Regina Jonas – The First Woman Rabbi

Leo Baeck Institute London

Rabbi Prof Dr Elisa Klapheck Wiener Holocaust Library Can women hold rabbinical office? This was one of the questions discussed at the Higher Institute for Jewish Studies, Berlin, in the 1920s and 1930s. And no one was better suited to provide an answer to this than Regina Jonas, a student at the Higher Institute who became the first female rabbi in the world in 1935. Prior to her ordination, Jonas answered the question about women’s access to the rabbinate in a halachic treatise that she submitted in 1930 as her final halachic project.
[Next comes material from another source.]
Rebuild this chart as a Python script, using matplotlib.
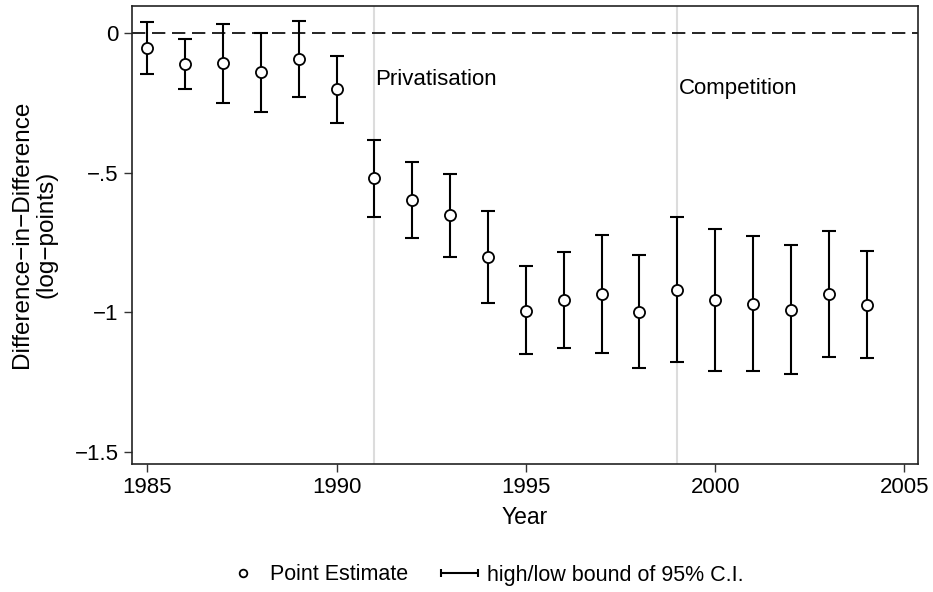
import numpy as np
import matplotlib
matplotlib.use("Agg")
import matplotlib.pyplot as plt
from matplotlib.legend_handler import HandlerErrorbar

plt.rcParams['font.family'] = ['Liberation Sans', 'DejaVu Sans']

# event-study estimates
years = [1985, 1986, 1987, 1988, 1989, 1990, 1991, 1992, 1993, 1994,
         1995, 1996, 1997, 1998, 1999, 2000, 2001, 2002, 2003, 2004]
point = [-0.051, -0.109, -0.107, -0.138, -0.090, -0.200, -0.520, -0.596, -0.653, -0.802,
         -0.994, -0.955, -0.935, -1.000, -0.920, -0.957, -0.969, -0.991, -0.934, -0.975]
high = [0.042, -0.021, 0.033, 0.003, 0.046, -0.081, -0.382, -0.462, -0.503, -0.638,
        -0.836, -0.783, -0.723, -0.796, -0.660, -0.702, -0.727, -0.760, -0.708, -0.782]
low = [-0.144, -0.200, -0.249, -0.281, -0.229, -0.321, -0.657, -0.732, -0.801, -0.966,
       -1.150, -1.129, -1.148, -1.202, -1.180, -1.211, -1.211, -1.223, -1.161, -1.166]

events = [1991, 1999]
event_labels = ['Privatisation', 'Competition']
event_label_y = [-0.166, -0.196]

xticks = [1985, 1990, 1995, 2000, 2005]
yticks = [0, -0.5, -1, -1.5]
yticklabels = ['0', '\u2212.5', '\u22121', '\u22121.5']

x = np.array(years)
p = np.array(point)
hi = np.array(high)
lo = np.array(low)

fig = plt.figure(figsize=(9.33, 5.92), dpi=100)
ax = fig.add_axes([0.1412, 0.217, 0.8428, 0.7729])

# event lines + labels
for ev, lab, ly in zip(events, event_labels, event_label_y):
    ax.axvline(ev, color='#dcdcdc', linewidth=1.5, zorder=1)
    ax.text(ev + 0.03, ly, lab, fontsize=16, va='center', ha='left')

ax.axhline(0, color='black', linestyle=(0, (8, 4)), linewidth=1.2, zorder=1)

# CI bars
eb = ax.errorbar(x, p, yerr=[p - lo, hi - p], fmt='none', ecolor='black',
                 elinewidth=1.5, capsize=5, capthick=1.5, zorder=2)
# point estimates
pt, = ax.plot(x, p, linestyle='none', marker='o', markersize=8,
              markerfacecolor='white', markeredgecolor='black',
              markeredgewidth=1.3, zorder=3)

ax.set_xlim(1984.59, 2005.36)
ax.set_ylim(-1.543, 0.0987)
ax.set_xticks(xticks)
ax.set_yticks(yticks)
ax.set_yticklabels(yticklabels)
ax.tick_params(axis='both', labelsize=16, length=6, width=1, direction='out', color='#333333')
ax.tick_params(axis='x', pad=4)
for s in ax.spines.values():
    s.set_linewidth(1.2)
    s.set_color('#222222')

ax.set_xlabel('Year', fontsize=16.5)
ax.xaxis.set_label_coords(0.5, -0.093)
ax.set_ylabel('Difference\u2212in\u2212Difference\n(log\u2212points)', fontsize=17.5,
              linespacing=1.15)
ax.yaxis.set_label_coords(-0.094, 0.5)

# legend handles
pt_leg, = ax.plot([], [], linestyle='none', marker='o', markersize=5.5,
                  markerfacecolor='white', markeredgecolor='black', markeredgewidth=1.3)
ci_leg = ax.errorbar([np.nan], [np.nan], xerr=[np.nan], fmt='none', ecolor='black',
                     elinewidth=1.5, capsize=3, capthick=1.5)
fig.legend([pt_leg, ci_leg], ['Point Estimate', 'high/low bound of 95% C.I.'],
           loc='center', bbox_to_anchor=(484 / 933, 1 - 575 / 592), ncol=2,
           frameon=False, fontsize=15.5, handlelength=1.75, handletextpad=0.4,
           columnspacing=1.5,
           handler_map={type(ci_leg): HandlerErrorbar(xerr_size=0.85)})

fig.savefig('out.png', dpi=100)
Her biographer, Rabbi Prof Dr Elisa Klapheck, will share insights into a life that inspired a new kind of women’s participation in Jewish religious practice. This lecture explores the work of a determined woman who was passionate about Judaism and who was also beloved by the people whom she served in Nazi Germany and after her deportation to Theresienstadt camp in 1942. Regina Jonas was murdered in Auschwitz in 1944; her work still resonates today. Rabbi Prof Dr Elisa Klapheck is a Liberal rabbi in the Jewish community of Frankfurt am Main and a professor of Jewish Studies at the University of Paderborn. Her research engages with women and Judaism, early Jewish feminists like Margarete Susman, Regina Jonas, and Bertha Pappenheim, and religious practice in a political context.